The by-law also supports the City’s discretion to act on behalf of private land owners and other entities when unlawful land occupation attempts occur, and imposes certain obligations on land owners, both private and public, to protect their land.
Mayco member for human settlements, Malusi Booi, said: “We now have a new Human Settlements Strategy, Unlawful Occupation Framework, and related by-law that are all aligned for the greater good”.
Hassan Khan, CEO of the Haven Night Shelter Welfare Organisation, said he supported the the by-law.
“I believe that when law enforcement and the courts, acting together, send a clear message that taking over a pavement is not one of the options available, we will see homeless persons making different choices with regards to where they sleep and making peace with relatives, safe spaces, shelters will be considered.”
Mr Hassan said people who block pavements should be fined. “Anyone who arbitrarily dispossesses the community of the free use of a pavement should be fined and has the option to go to a community court to explain himself or pay the fine and stop his behaviour.”
He said too many people conflated homelessness with not having housing. “These are different issues and should be seen as such in the context of homelessness.
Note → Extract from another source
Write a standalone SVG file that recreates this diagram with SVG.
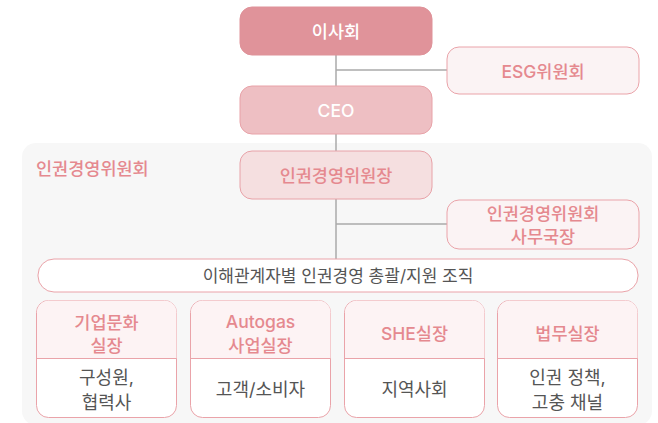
<svg xmlns="http://www.w3.org/2000/svg" width="658" height="423" viewBox="0 0 658 423">
<style>
text{font-family:Inter,"Noto Sans CJK KR",sans-serif;text-anchor:middle;dominant-baseline:central;font-weight:500}
.pk{fill:#e5898f;font-size:17.5px}
.wt{fill:#ffffff;font-size:17.5px}
.gy{fill:#555555;font-size:17px;font-weight:400}
.bd{fill:#555555;font-size:18px;font-weight:400}
.lt{fill:#fbf3f4;stroke:#eaa3a9;stroke-width:1}
.cn{stroke:#aaaaaa;stroke-width:1.5;fill:none}
.card{fill:#ffffff;stroke:#eaa3a9;stroke-width:1}
</style>
<rect x="22" y="143" width="630" height="282" rx="14" fill="#f7f7f7"/>
<text x="36" y="168" class="pk" style="text-anchor:start">인권경영위원회</text>
<g id="connectors">
<path class="cn" d="M336 55V259M336 70H447M336 224H447"/>
</g>
<g id="board">
<rect x="240" y="7" width="192" height="48" rx="12" fill="#e0939a" stroke="#df9299"/>
<text x="336" y="31" class="wt">이사회</text>
</g>
<g id="esg">
<rect x="447" y="47" width="192" height="47" rx="12" class="lt"/>
<text x="543" y="71" class="pk">ESG위원회</text>
</g>
<g id="ceo">
<rect x="240" y="86" width="192" height="48" rx="12" fill="#eebfc3" stroke="#e8a2a8"/>
<text x="336" y="110" class="wt">CEO</text>
</g>
<g id="chair">
<rect x="240" y="151" width="192" height="48" rx="12" fill="#f5dfe0" stroke="#e8a2a8"/>
<text x="336" y="175" class="pk">인권경영위원장</text>
</g>
<g id="secretary">
<rect x="447" y="200" width="192" height="49" rx="12" class="lt"/>
<text x="543" y="213" class="pk">인권경영위원회</text>
<text x="543" y="236" class="pk">사무국장</text>
</g>
<g id="support">
<rect x="38" y="259" width="600" height="33" rx="16" fill="#ffffff" stroke="#eaa3a9"/>
<text x="338" y="275.5" class="gy">이해관계자별 인권경영 총괄/지원 조직</text>
</g>
<g id="culture">
<rect x="36.5" y="300.5" width="140" height="117" rx="12" class="card"/>
<path d="M37 358.5V312.5a12 12 0 0 1 12-12H164.5a12 12 0 0 1 12 12V358.5Z" fill="#fdf3f4"/>
<path d="M36.5 358.5H176.5" stroke="#eaa3a9"/>
<text x="106.5" y="322" class="pk">기업문화</text>
<text x="106.5" y="345" class="pk">실장</text>
<text x="106.5" y="377" class="bd">구성원,</text>
<text x="106.5" y="402" class="bd">협력사</text>
</g>
<g id="autogas">
<rect x="190.5" y="300.5" width="140" height="117" rx="12" class="card"/>
<path d="M191 358.5V312.5a12 12 0 0 1 12-12H318.5a12 12 0 0 1 12 12V358.5Z" fill="#fdf3f4"/>
<path d="M190.5 358.5H330.5" stroke="#eaa3a9"/>
<text x="260.5" y="321" class="pk">Autogas</text>
<text x="260.5" y="345" class="pk">사업실장</text>
<text x="260.5" y="389" class="bd">고객/소비자</text>
</g>
<g id="she">
<rect x="344.5" y="300.5" width="140" height="117" rx="12" class="card"/>
<path d="M345 358.5V312.5a12 12 0 0 1 12-12H472.5a12 12 0 0 1 12 12V358.5Z" fill="#fdf3f4"/>
<path d="M344.5 358.5H484.5" stroke="#eaa3a9"/>
<text x="414.5" y="333" class="pk">SHE실장</text>
<text x="414.5" y="389" class="bd">지역사회</text>
</g>
<g id="legal">
<rect x="497.5" y="300.5" width="140" height="117" rx="12" class="card"/>
<path d="M498 358.5V312.5a12 12 0 0 1 12-12H625.5a12 12 0 0 1 12 12V358.5Z" fill="#fdf3f4"/>
<path d="M497.5 358.5H637.5" stroke="#eaa3a9"/>
<text x="567.5" y="333" class="pk">법무실장</text>
<text x="567.5" y="377" class="bd">인권 정책,</text>
<text x="567.5" y="402" class="bd">고충 채널</text>
</g>
</svg>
Shelters are not housing solutions and I must add neither are tents on the pavement.”
The advocacy and fundraising co-ordinator for upliftment organisation Souper Troopers, Caryn Gootkin said until the City of Cape Town was able to provide dignified accommodation for each of the 14 000 people currently living on the street, they were in no position to issue fines or arrest people simply for being homeless.
“The City also needs to find a dignified accommodation solution that gives residents agency and takes into account the variety of different people living on the streets, including victims of abuse, mothers and children, couples, the mentally ill, and the LGBTIQIA+ individuals. The current shelter system doesn’t adequately accommodate any of those categories,” she said.
“Most homeless people don’t have any option other than being on the street. And while many people say they should go home or back to their communities, for the vast majority of people on the streets, home is a place of trauma, neglect and violence, so going back is not an option.“
The Hope Exchange, Streetscape and Community Chest did not respond by the time this article was published.